Z informacji Związku Banków Polskich wynika, że obecnie większość banków zrezygnowało z zakładania lokat terminowych dla firm, co jest efektem decyzji Rady Polityki Pieniężnej o obniżce głównej stawki referencyjnej do 0,1 proc.

"Jeżeli firmy nie mogą trzymać pieniędzy na lokatach to utrzymują je na rachunkach, które są nieoprocentowane i dodatkowo ponoszą koszty trzymania pieniędzy w banku" - powiedział Turek.

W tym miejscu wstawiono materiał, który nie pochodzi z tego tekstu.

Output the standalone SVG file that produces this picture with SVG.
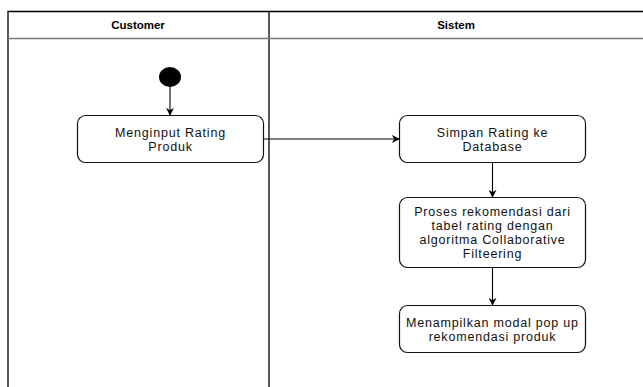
<svg xmlns="http://www.w3.org/2000/svg" width="643" height="387" viewBox="0 0 643 387">
  <style>
    .lane { fill: none; stroke: #000; stroke-width: 1.3; }
    .sep { stroke: #777; stroke-width: 1.5; }
    .box { fill: #fff; stroke: #111; stroke-width: 1.2; }
    .head { font-family: "Liberation Sans", Arial, sans-serif; font-size: 11.5px; font-weight: bold; text-anchor: middle; fill: #000; }
    .lbl { font-family: "Liberation Sans", Arial, sans-serif; font-size: 12.5px; letter-spacing: 0.8px; text-anchor: middle; fill: #111; }
    .edge { fill: none; stroke: #000; stroke-width: 1.1; marker-end: url(#arrow); }
  </style>
  <defs>
    <marker id="arrow" viewBox="0 0 10 10" refX="9" refY="5" markerWidth="8" markerHeight="8" markerUnits="userSpaceOnUse" orient="auto">
      <path d="M0,0 L10,5 L0,10 L3,5 Z" fill="#000"/>
    </marker>
  </defs>
  <rect width="643" height="387" fill="#fff"/>

  <!-- swimlanes -->
  <g id="lanes">
    <path class="lane" d="M8,387 V11.5 H643"/>
    <line class="lane" x1="269" y1="11.5" x2="269" y2="387"/>
    <line class="sep" x1="8" y1="38.5" x2="643" y2="38.5"/>
    <text class="head" x="138" y="29">Customer</text>
    <text class="head" x="456" y="29">Sistem</text>
  </g>

  <g id="start">
    <ellipse cx="170" cy="77" rx="11" ry="10" fill="#000"/>
  </g>

  <g id="input-rating">
    <rect class="box" x="77.5" y="115.5" width="186" height="47" rx="8"/>
    <text class="lbl" x="170.5" y="136.5">Menginput Rating</text>
    <text class="lbl" x="170.5" y="150.5">Produk</text>
  </g>

  <g id="simpan-rating">
    <rect class="box" x="399.5" y="115.5" width="186" height="47" rx="8"/>
    <text class="lbl" x="492.5" y="136.5">Simpan Rating ke</text>
    <text class="lbl" x="492.5" y="150.5">Database</text>
  </g>

  <g id="proses-rekomendasi">
    <rect class="box" x="399.5" y="197.5" width="186" height="70" rx="8"/>
    <text class="lbl" x="492.5" y="216">Proses rekomendasi dari</text>
    <text class="lbl" x="492.5" y="230">tabel rating dengan</text>
    <text class="lbl" x="492.5" y="244">algoritma Collaborative</text>
    <text class="lbl" x="492.5" y="258">Filteering</text>
  </g>

  <g id="tampil-modal">
    <rect class="box" x="399.5" y="305.5" width="186" height="47" rx="8"/>
    <text class="lbl" x="492.5" y="326.5">Menampilkan modal pop up</text>
    <text class="lbl" x="492.5" y="340.5">rekomendasi produk</text>
  </g>

  <g id="connectors">
    <path class="edge" d="M170,87 V115"/>
    <path class="edge" d="M263.5,139 H399"/>
    <path class="edge" d="M492.5,162.5 V197"/>
    <path class="edge" d="M492.5,267.5 V305"/>
  </g>
</svg>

"Z punktu widzenia firm najprostszym rozwiązaniem byłoby albo kupienie jednostek funduszy rynku pieniężnego, które są zamienną formą, w miarę bezpieczną, która powinna dawać niewielki, ale jednak jakiś zwrot. Druga możliwość to kupno obligacji skarbu państwa" - dodał.

Reklama

Jego zdaniem niskie oprocentowania może też skłonić firmy do zwiększenia skali inwestycji.

"Sytuacja, kiedy firmy dysponują kapitałem, który jest nieoprocentowany powoduje, że będą szukały alternatywy. (...) Powiększenie skali działalności w sytuacji, kiedy kapitał jest bardzo tani, może być kuszące" - uważa Turek.

Zastrzegł jednocześnie, że zawsze istnieje niebezpieczeństwo związane z popytem, gdyż mamy obecnie niepewne czasy w związku z pandemią.